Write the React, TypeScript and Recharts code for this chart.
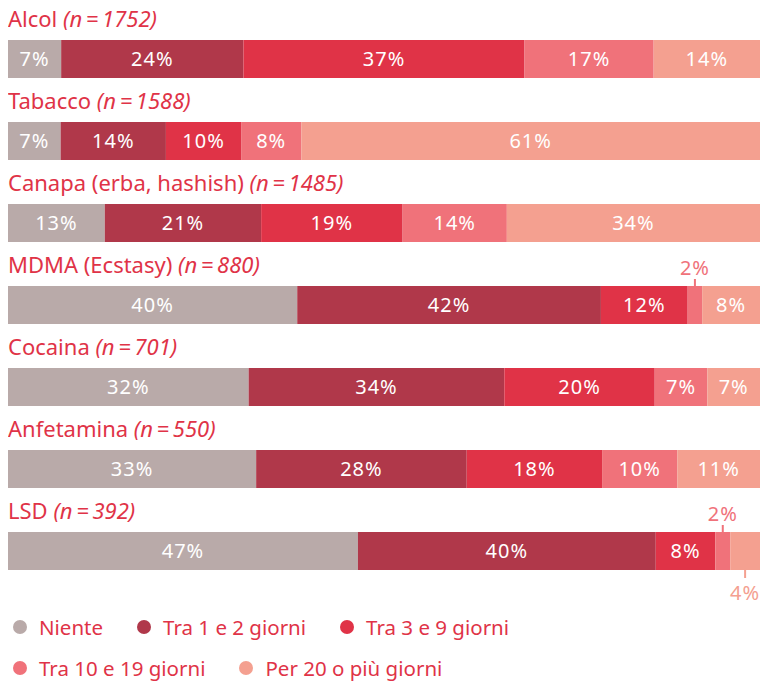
import React from 'react';
import { BarChart, Bar, XAxis, YAxis, Legend, LabelList } from 'recharts';

const categories = [
  'Alcol',
  'Tabacco',
  'Canapa (erba, hashish)',
  'MDMA (Ecstasy)',
  'Cocaina',
  'Anfetamina',
  'LSD'
];
const sampleSizes = [1752, 1588, 1485, 880, 701, 550, 392];

const niente = [7, 7, 13, 40, 32, 33, 47];
const tra1e2 = [24, 14, 21, 42, 34, 28, 40];
const tra3e9 = [37, 10, 19, 12, 20, 18, 8];
const tra10e19 = [17, 8, 14, 2, 7, 10, 2];
const per20 = [14, 61, 34, 8, 7, 11, 4];

const seriesNames = [
  'Niente',
  'Tra 1 e 2 giorni',
  'Tra 3 e 9 giorni',
  'Tra 10 e 19 giorni',
  'Per 20 o più giorni'
];
const seriesColors = ['#b9aaa9', '#b0384a', '#e03347', '#f0727a', '#f4a090'];
const seriesKeys = ['a', 'b', 'c', 'd', 'e'];

const TITLE_RED = '#e03347';
const FONT = '"Noto Sans", "Open Sans", sans-serif';

const data = categories.map((name, i) => ({
  name,
  n: sampleSizes[i],
  a: niente[i],
  b: tra1e2[i],
  c: tra3e9[i],
  d: tra10e19[i],
  e: per20[i]
}));

// small segments get their label outside the bar with a short tick
const makeLabel = (color: string, outside: 'above' | 'below') => (props: any) => {
  const { x, y, width, height, value } = props;
  if (value == null) return null;
  const cx = x + width / 2;
  if (value <= 4) {
    if (outside === 'above') {
      return (
        <g>
          <line x1={cx} x2={cx} y1={y - 7} y2={y} stroke={color} strokeWidth={2} />
          <text x={cx} y={y - 11} textAnchor="middle" fill={color} fontSize={20} letterSpacing={1} fontFamily={FONT}>
            {value}%
          </text>
        </g>
      );
    }
    return (
      <g>
        <line x1={cx} x2={cx} y1={y + height} y2={y + height + 8} stroke={color} strokeWidth={2} />
        <text x={cx} y={y + height + 30} textAnchor="middle" fill={color} fontSize={20} letterSpacing={1} fontFamily={FONT}>
          {value}%
        </text>
      </g>
    );
  }
  return (
    <text x={cx} y={y + height / 2 + 7} textAnchor="middle" fill="#ffffff" fontSize={20} letterSpacing={1} fontFamily={FONT}>
      {value}%
    </text>
  );
};

// category title drawn above each bar, from the first segment's position
const TitleLabel = (props: any) => {
  const { x, y, index } = props;
  return (
    <text x={x} y={y - 13} fill={TITLE_RED} fontSize={22} fontFamily={FONT} textAnchor="start">
      {categories[index]}{' '}
      <tspan fontStyle="italic">{`(n\u2009=\u2009${sampleSizes[index]})`}</tspan>
    </text>
  );
};

const legendRows = [[0, 1, 2], [3, 4]];

const CustomLegend = () => (
  <div style={{ height: 90, paddingTop: 14, boxSizing: 'border-box', fontFamily: FONT }}>
    {legendRows.map((row, r) => (
      <div key={r} style={{ display: 'flex', alignItems: 'center', height: 41 }}>
        {row.map(i => (
          <div key={i} style={{ display: 'flex', alignItems: 'center', marginRight: 29 }}>
            <span
              style={{
                width: 14,
                height: 14,
                borderRadius: 7,
                background: seriesColors[i],
                marginLeft: 5,
                marginRight: 12,
                display: 'inline-block'
              }}
            />
            <span style={{ color: TITLE_RED, fontSize: 20.5 }}>{seriesNames[i]}</span>
          </div>
        ))}
      </div>
    ))}
  </div>
);

const App: React.FC = () => {
  return (
    <div style={{ width: 752, height: 682, marginTop: -8 }}>
      <BarChart
        width={752}
        height={682}
        data={data}
        layout="vertical"
        stackOffset="expand"
        barSize={38}
        margin={{ top: 18, right: 0, left: 0, bottom: 0 }}
      >
        <XAxis type="number" hide domain={[0, 1]} />
        <YAxis type="category" dataKey="name" hide />
        <Legend verticalAlign="bottom" content={<CustomLegend />} />
        {seriesKeys.map((key, i) => (
          <Bar
            key={key}
            dataKey={key}
            name={seriesNames[i]}
            stackId="s"
            fill={seriesColors[i]}
            isAnimationActive={false}
          >
            <LabelList
              dataKey={key}
              content={makeLabel(seriesColors[i], i === 4 ? 'below' : 'above')}
            />
            {i === 0 && <LabelList dataKey="name" content={TitleLabel} />}
          </Bar>
        ))}
      </BarChart>
    </div>
  );
};

export default App;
________________________________________
• SHORT EXERCISE: From the listing, extract all text exactly as given and drop any picture.

• FINAL ANSWER:
Write the React, TypeScript and Recharts code for this chart.
import React from 'react';
import { BarChart, Bar, XAxis, YAxis, Legend, LabelList } from 'recharts';

const categories = [
  'Alcol',
  'Tabacco',
  'Canapa (erba, hashish)',
  'MDMA (Ecstasy)',
  'Cocaina',
  'Anfetamina',
  'LSD'
];
const sampleSizes = [1752, 1588, 1485, 880, 701, 550, 392];

const niente = [7, 7, 13, 40, 32, 33, 47];
const tra1e2 = [24, 14, 21, 42, 34, 28, 40];
const tra3e9 = [37, 10, 19, 12, 20, 18, 8];
const tra10e19 = [17, 8, 14, 2, 7, 10, 2];
const per20 = [14, 61, 34, 8, 7, 11, 4];

const seriesNames = [
  'Niente',
  'Tra 1 e 2 giorni',
  'Tra 3 e 9 giorni',
  'Tra 10 e 19 giorni',
  'Per 20 o più giorni'
];
const seriesColors = ['#b9aaa9', '#b0384a', '#e03347', '#f0727a', '#f4a090'];
const seriesKeys = ['a', 'b', 'c', 'd', 'e'];

const TITLE_RED = '#e03347';
const FONT = '"Noto Sans", "Open Sans", sans-serif';

const data = categories.map((name, i) => ({
  name,
  n: sampleSizes[i],
  a: niente[i],
  b: tra1e2[i],
  c: tra3e9[i],
  d: tra10e19[i],
  e: per20[i]
}));

// small segments get their label outside the bar with a short tick
const makeLabel = (color: string, outside: 'above' | 'below') => (props: any) => {
  const { x, y, width, height, value } = props;
  if (value == null) return null;
  const cx = x + width / 2;
  if (value <= 4) {
    if (outside === 'above') {
      return (
        <g>
          <line x1={cx} x2={cx} y1={y - 7} y2={y} stroke={color} strokeWidth={2} />
          <text x={cx} y={y - 11} textAnchor="middle" fill={color} fontSize={20} letterSpacing={1} fontFamily={FONT}>
            {value}%
          </text>
        </g>
      );
    }
    return (
      <g>
        <line x1={cx} x2={cx} y1={y + height} y2={y + height + 8} stroke={color} strokeWidth={2} />
        <text x={cx} y={y + height + 30} textAnchor="middle" fill={color} fontSize={20} letterSpacing={1} fontFamily={FONT}>
          {value}%
        </text>
      </g>
    );
  }
  return (
    <text x={cx} y={y + height / 2 + 7} textAnchor="middle" fill="#ffffff" fontSize={20} letterSpacing={1} fontFamily={FONT}>
      {value}%
    </text>
  );
};

// category title drawn above each bar, from the first segment's position
const TitleLabel = (props: any) => {
  const { x, y, index } = props;
  return (
    <text x={x} y={y - 13} fill={TITLE_RED} fontSize={22} fontFamily={FONT} textAnchor="start">
      {categories[index]}{' '}
      <tspan fontStyle="italic">{`(n\u2009=\u2009${sampleSizes[index]})`}</tspan>
    </text>
  );
};

const legendRows = [[0, 1, 2], [3, 4]];

const CustomLegend = () => (
  <div style={{ height: 90, paddingTop: 14, boxSizing: 'border-box', fontFamily: FONT }}>
    {legendRows.map((row, r) => (
      <div key={r} style={{ display: 'flex', alignItems: 'center', height: 41 }}>
        {row.map(i => (
          <div key={i} style={{ display: 'flex', alignItems: 'center', marginRight: 29 }}>
            <span
              style={{
                width: 14,
                height: 14,
                borderRadius: 7,
                background: seriesColors[i],
                marginLeft: 5,
                marginRight: 12,
                display: 'inline-block'
              }}
            />
            <span style={{ color: TITLE_RED, fontSize: 20.5 }}>{seriesNames[i]}</span>
          </div>
        ))}
      </div>
    ))}
  </div>
);

const App: React.FC = () => {
  return (
    <div style={{ width: 752, height: 682, marginTop: -8 }}>
      <BarChart
        width={752}
        height={682}
        data={data}
        layout="vertical"
        stackOffset="expand"
        barSize={38}
        margin={{ top: 18, right: 0, left: 0, bottom: 0 }}
      >
        <XAxis type="number" hide domain={[0, 1]} />
        <YAxis type="category" dataKey="name" hide />
        <Legend verticalAlign="bottom" content={<CustomLegend />} />
        {seriesKeys.map((key, i) => (
          <Bar
            key={key}
            dataKey={key}
            name={seriesNames[i]}
            stackId="s"
            fill={seriesColors[i]}
            isAnimationActive={false}
          >
            <LabelList
              dataKey={key}
              content={makeLabel(seriesColors[i], i === 4 ? 'below' : 'above')}
            />
            {i === 0 && <LabelList dataKey="name" content={TitleLabel} />}
          </Bar>
        ))}
      </BarChart>
    </div>
  );
};

export default App;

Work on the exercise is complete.